**Your goal:** Pictures excluded, return the lines below from the first through the line holding "plt.rcParams['font.family'] = ['Noto".

**Collected data:**

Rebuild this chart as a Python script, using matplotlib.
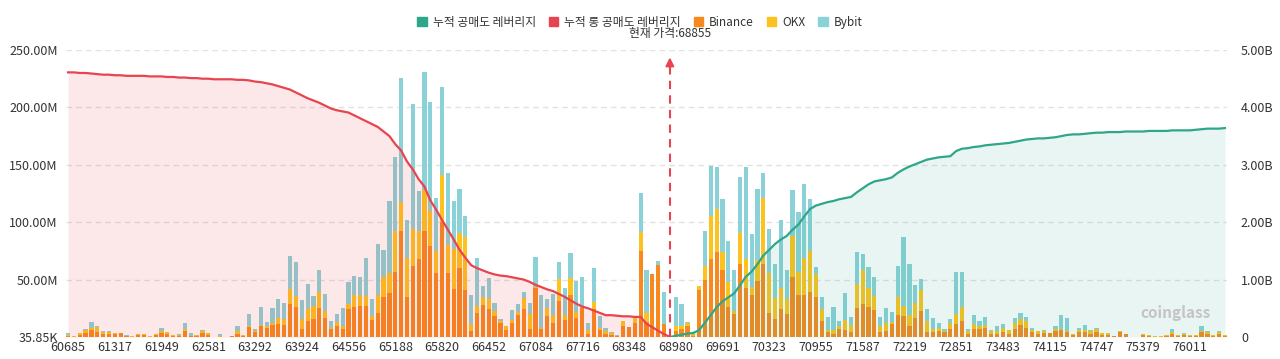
import numpy as np
import matplotlib
matplotlib.use("Agg")
import matplotlib.pyplot as plt
from matplotlib.patches import Patch
from matplotlib.transforms import blended_transform_factory

plt.rcParams['font.family'] = ['Noto Sans CJK KR', 'DejaVu Sans']

# liquidation leverage per price level, in millions USD (Binance / OKX / Bybit)
binance = [
    1.2, 0.3, 1.5, 3.8, 6.0, 4.4, 3.0, 3.0, 3.0, 3.3,
    0.5, 0.2, 2.0, 1.8, 0.4, 1.8, 3.2, 3.0, 1.0, 1.2,
    5.5, 0.5, 1.0, 3.5, 2.2, 0.1, 0.3, 0.1, 0.5, 2.5,
    1.0, 8.7, 4.0, 9.6, 8.0, 10.5, 11.0, 10.5, 29.0, 26.0,
    6.7, 14.0, 15.4, 25.0, 16.6, 6.7, 9.6, 6.7, 24.0, 26.0,
    27.0, 27.0, 14.5, 21.0, 35.0, 38.7, 57.0, 92.0, 35.0, 62.0,
    68.0, 92.0, 79.0, 56.0, 100.0, 55.5, 41.5, 60.0, 40.7, 5.0,
    20.6, 27.6, 24.0, 18.0, 12.5, 6.4, 12.5, 19.0, 24.0, 7.3,
    43.0, 6.7, 18.0, 12.5, 31.0, 15.0, 37.0, 17.0, 25.0, 3.0,
    24.0, 5.8, 3.0, 2.0, 0.8, 9.6, 8.7, 12.5, 75.0, 13.0,
    55.0, 62.5, 11.0, 0.0, 5.0, 7.0, 9.6, 1.0, 41.0, 50.0,
    68.0, 74.0, 58.0, 26.5, 20.0, 64.0, 43.0, 37.0, 49.0, 64.0,
    21.0, 16.0, 24.0, 20.0, 52.0, 37.0, 37.0, 39.0, 35.0, 14.0,
    4.0, 3.0, 7.0, 6.0, 4.4, 25.0, 28.5, 26.5, 23.5, 4.4,
    5.0, 11.0, 19.0, 18.0, 9.6, 17.0, 22.7, 4.4, 4.0, 5.0,
    4.0, 7.0, 11.0, 14.0, 3.0, 6.7, 7.0, 8.0, 3.0, 3.0,
    4.0, 3.0, 7.0, 10.5, 8.0, 4.0, 3.0, 3.5, 3.8, 5.0,
    6.0, 4.4, 1.5, 4.0, 4.0, 3.0, 4.4, 2.0, 2.0, 0.5,
    4.0, 2.3, 0.0, 0.0, 1.5, 1.0, 0.3, 0.3, 1.2, 3.0,
    1.2, 2.0, 1.2, 1.2, 4.4, 2.5, 1.2, 2.5, 1.0,
]
okx = [
    0.8, 0.5, 1.7, 2.0, 2.0, 4.6, 1.5, 1.5, 0.8, 0.5,
    0.5, 0.5, 0.6, 0.8, 0.5, 0.8, 2.0, 1.0, 0.6, 0.8,
    1.2, 0.5, 0.6, 1.5, 1.0, 0.05, 0.3, 0.1, 0.5, 2.5,
    0.5, 0.5, 1.2, 1.0, 2.0, 2.0, 6.0, 5.5, 12.5, 10.0,
    8.7, 10.0, 11.6, 14.0, 6.0, 1.5, 3.5, 3.0, 5.0, 11.0,
    9.6, 9.0, 4.0, 16.0, 17.5, 17.5, 35.7, 26.0, 34.0, 32.0,
    24.0, 36.0, 31.0, 19.0, 41.0, 25.0, 35.0, 31.0, 46.5, 6.5,
    6.4, 7.6, 9.0, 4.4, 1.7, 3.0, 2.0, 2.6, 10.0, 12.5,
    1.0, 1.2, 7.0, 6.4, 19.5, 4.0, 14.5, 4.4, 0.3, 3.0,
    6.4, 2.3, 2.0, 1.4, 0.4, 4.4, 0.0, 4.6, 16.6, 8.0,
    0.0, 0.0, 0.0, 0.0, 5.0, 2.5, 3.0, 1.3, 3.5, 12.0,
    37.0, 37.5, 16.0, 21.5, 3.0, 27.0, 25.0, 6.4, 18.0, 57.0,
    35.0, 18.0, 19.0, 13.0, 36.0, 20.0, 32.0, 36.0, 20.0, 10.0,
    2.3, 3.0, 3.0, 9.0, 5.8, 21.0, 30.0, 16.6, 12.0, 5.0,
    7.3, 2.0, 16.0, 9.3, 9.3, 12.5, 18.0, 9.6, 3.0, 3.0,
    1.0, 5.0, 8.7, 12.0, 2.0, 4.4, 3.0, 2.3, 2.5, 2.6,
    3.5, 3.0, 5.0, 5.0, 5.8, 2.0, 2.2, 1.5, 0.0, 1.6,
    1.0, 1.0, 0.8, 2.0, 2.3, 2.0, 2.3, 1.8, 1.8, 0.3,
    1.2, 0.0, 0.0, 0.0, 0.8, 0.5, 0.3, 0.3, 0.8, 1.7,
    0.8, 1.0, 0.8, 0.8, 1.0, 1.5, 0.8, 1.5, 0.5,
]
bybit = [
    1.2, 0.4, 0.0, 1.5, 5.0, 1.0, 0.5, 0.5, 0.0, 0.0,
    0.5, 0.5, 0.0, 0.0, 0.3, 0.0, 2.3, 0.6, 0.4, 0.3,
    5.3, 2.2, 0.4, 1.4, 0.0, 0.05, 1.7, 0.1, 0.2, 4.6,
    0.0, 11.0, 2.1, 15.6, 3.0, 12.5, 16.0, 14.0, 29.0, 29.0,
    17.0, 22.0, 9.0, 19.0, 15.0, 6.0, 7.0, 16.0, 19.0, 16.0,
    16.0, 33.0, 14.5, 44.0, 23.0, 62.0, 64.0, 108.0, 33.0, 109.0,
    35.0, 103.0, 95.0, 46.0, 77.0, 62.0, 42.0, 38.0, 18.0, 25.0,
    42.0, 9.3, 18.0, 7.6, 1.2, 0.2, 9.0, 7.4, 5.5, 10.0,
    26.0, 29.0, 8.0, 19.0, 15.0, 24.0, 22.0, 27.6, 27.0, 6.0,
    30.0, 10.0, 3.0, 1.0, 0.3, 0.0, 0.0, 0.0, 34.0, 37.0,
    0.0, 4.0, 28.0, 0.0, 25.0, 19.0, 0.4, 1.5, 0.0, 30.0,
    44.0, 37.0, 46.0, 36.0, 35.0, 48.0, 80.0, 46.0, 62.0, 22.0,
    38.0, 30.0, 59.0, 25.0, 40.0, 52.0, 64.0, 45.0, 6.4, 11.0,
    11.0, 20.0, 4.0, 23.0, 7.6, 28.0, 13.7, 18.0, 17.0, 8.0,
    13.0, 9.0, 27.0, 60.0, 45.0, 15.7, 10.0, 10.0, 10.0, 4.5,
    2.3, 4.0, 37.0, 31.0, 1.7, 8.0, 4.0, 7.3, 0.5, 4.0,
    3.5, 0.0, 4.4, 5.8, 3.5, 2.0, 0.0, 0.8, 0.0, 3.0,
    12.0, 11.6, 0.0, 2.0, 4.4, 1.0, 1.5, 0.0, 0.0, 0.2,
    0.0, 0.0, 0.3, 0.3, 0.0, 0.0, 0.3, 0.3, 0.0, 2.0,
    0.0, 0.8, 0.0, 0.0, 4.6, 1.2, 0.0, 1.2, 0.0,
]

# cumulative long leverage (billions), from the first price level up to the current price
long_cum = [
    4.61, 4.61, 4.60, 4.60, 4.59, 4.58, 4.57, 4.57, 4.56, 4.56,
    4.55, 4.55, 4.55, 4.55, 4.54, 4.54, 4.54, 4.53, 4.53, 4.52,
    4.52, 4.51, 4.51, 4.50, 4.50, 4.49, 4.49, 4.49, 4.49, 4.48,
    4.48, 4.47, 4.45, 4.44, 4.42, 4.40, 4.37, 4.34, 4.31, 4.26,
    4.21, 4.16, 4.12, 4.08, 4.03, 3.98, 3.95, 3.93, 3.91, 3.86,
    3.81, 3.76, 3.71, 3.66, 3.58, 3.50, 3.36, 3.25, 3.06, 2.92,
    2.75, 2.62, 2.38, 2.22, 2.04, 1.87, 1.70, 1.52, 1.38, 1.25,
    1.20, 1.16, 1.12, 1.09, 1.07, 1.06, 1.04, 1.02, 1.00, 0.96,
    0.91, 0.87, 0.83, 0.80, 0.75, 0.70, 0.64, 0.58, 0.53, 0.50,
    0.46, 0.42, 0.38, 0.38, 0.37, 0.36, 0.36, 0.35, 0.35, 0.23,
    0.17, 0.11, 0.05, 0.00,
]
# cumulative short leverage (billions), from the current price to the last price level
short_cum = [
    0.00, 0.02, 0.04, 0.06, 0.07, 0.12, 0.25,
    0.38, 0.52, 0.62, 0.69, 0.76, 0.90, 1.05, 1.14, 1.27, 1.42,
    1.52, 1.62, 1.70, 1.76, 1.87, 1.96, 2.10, 2.23, 2.29, 2.32,
    2.35, 2.37, 2.40, 2.42, 2.44, 2.52, 2.59, 2.66, 2.71, 2.73,
    2.75, 2.78, 2.86, 2.92, 2.97, 3.01, 3.05, 3.09, 3.11, 3.13,
    3.14, 3.15, 3.24, 3.28, 3.29, 3.31, 3.32, 3.34, 3.35, 3.36,
    3.37, 3.38, 3.40, 3.42, 3.44, 3.45, 3.46, 3.46, 3.47, 3.48,
    3.50, 3.52, 3.53, 3.53, 3.54, 3.55, 3.56, 3.56, 3.57, 3.57,
    3.57, 3.58, 3.58, 3.58, 3.58, 3.59, 3.59, 3.59, 3.59, 3.60,
    3.60, 3.60, 3.60, 3.61, 3.62, 3.63, 3.63, 3.63, 3.64,
]

price_labels = ['60685', '61317', '61949', '62581', '63292', '63924', '64556',
                '65188', '65820', '66452', '67084', '67716', '68348', '68980',
                '69691', '70323', '70955', '71587', '72219', '72851', '73483',
                '74115', '74747', '75379', '76011']
label_every = 8
current_price = 68855

left_ticks = [0.03585, 50, 100, 150, 200, 250]
left_labels = ['35.85K', '50.00M', '100.00M', '150.00M', '200.00M', '250.00M']
right_ticks = [0, 1, 2, 3, 4, 5]
right_labels = ['0', '1.00B', '2.00B', '3.00B', '4.00B', '5.00B']

C_BIN = '#f7891f'
C_OKX = '#fcc31e'
C_BYB = '#8ad2d7'
C_RED = '#e8444f'
C_GRN = '#2ea68a'
TXT = '#333333'

binance = np.array(binance)
okx = np.array(okx)
bybit = np.array(bybit)
n = len(binance)
x = np.arange(n)
x_long = np.arange(len(long_cum))
x_short = np.arange(len(short_cum)) + (n - len(short_cum))
cur_idx = len(long_cum) - 1

fig = plt.figure(figsize=(12.8, 3.59), dpi=100)
ax = fig.add_axes([66 / 1280, 1 - 337 / 359, (1227 - 66) / 1280, (337 - 50) / 359])

# stacked bars
ax.bar(x, binance, width=0.72, color=C_BIN, lw=0, zorder=2)
ax.bar(x, okx, bottom=binance, width=0.72, color=C_OKX, lw=0, zorder=2)
ax.bar(x, bybit, bottom=binance + okx, width=0.72, color=C_BYB, lw=0, zorder=2)

ax.set_xlim(-0.35, n - 0.65)
ax.set_ylim(left_ticks[0], left_ticks[-1])
ax.set_yticks(left_ticks)
ax.set_yticklabels(left_labels)
for yv in left_ticks[1:]:
    ax.axhline(yv, color='#e2e2e2', lw=1.0, ls=(0, (4, 3)), zorder=1)

tick_pos = x[::label_every][:len(price_labels)]
ax.set_xticks(tick_pos)
ax.set_xticklabels(price_labels)
ax.tick_params(axis='both', length=0, labelsize=9, colors=TXT)
ax.tick_params(axis='y', pad=6)
ax.tick_params(axis='x', pad=3)
for s in ax.spines.values():
    s.set_visible(False)

# cumulative lines on right axis
ax2 = ax.twinx()
ax2.fill_between(x_long, long_cum, 0, color=C_RED, alpha=0.12, lw=0, zorder=1)
ax2.fill_between(x_short, short_cum, 0, color=C_GRN, alpha=0.10, lw=0, zorder=1)
ax2.plot(x_long, long_cum, color=C_RED, lw=1.6, zorder=3)
ax2.plot(x_short, short_cum, color=C_GRN, lw=1.6, zorder=3)
ax2.set_ylim(right_ticks[0], right_ticks[-1])
ax2.set_yticks(right_ticks)
ax2.set_yticklabels(right_labels)
ax2.tick_params(axis='y', length=0, labelsize=9, colors=TXT, pad=10)
for s in ax2.spines.values():
    s.set_visible(False)

# current price marker
ax2.plot([cur_idx, cur_idx], [0, 4.70], color=C_RED, lw=1.5, ls=(0, (4, 3)), zorder=4)
ax2.annotate('', xy=(cur_idx, 4.92), xytext=(cur_idx, 4.68),
             arrowprops=dict(arrowstyle='-|>', color=C_RED, lw=1.5, mutation_scale=12),
             zorder=4)
trans = blended_transform_factory(ax2.transData, ax2.transAxes)
ax2.text(cur_idx, 1.056, '현재 가격:%d' % current_price, transform=trans,
         ha='center', va='center', fontsize=8.5, color=TXT)

# watermark
ax2.text(189.5, 0.42, 'coinglass', ha='center', va='center', fontsize=11,
         fontweight='bold', color='#c4c4c4', zorder=5)

handles = [Patch(color=C_GRN), Patch(color=C_RED), Patch(color=C_BIN),
           Patch(color=C_OKX), Patch(color=C_BYB)]
labels = ['누적 공매도 레버리지', '누적 롱 공매도 레버리지', 'Binance', 'OKX', 'Bybit']
fig.legend(handles, labels, loc='upper center', bbox_to_anchor=(0.5, 0.985),
           ncol=5, frameon=False, fontsize=8.5, handlelength=0.8, handleheight=0.8,
           handletextpad=0.5, columnspacing=1.1, labelcolor=TXT)

fig.savefig('out.png', dpi=100)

**Result for this exercise:**
Rebuild this chart as a Python script, using matplotlib.
import numpy as np
import matplotlib
matplotlib.use("Agg")
import matplotlib.pyplot as plt
from matplotlib.patches import Patch
from matplotlib.transforms import blended_transform_factory

plt.rcParams['font.family'] = ['Noto Sans CJK KR', 'DejaVu Sans']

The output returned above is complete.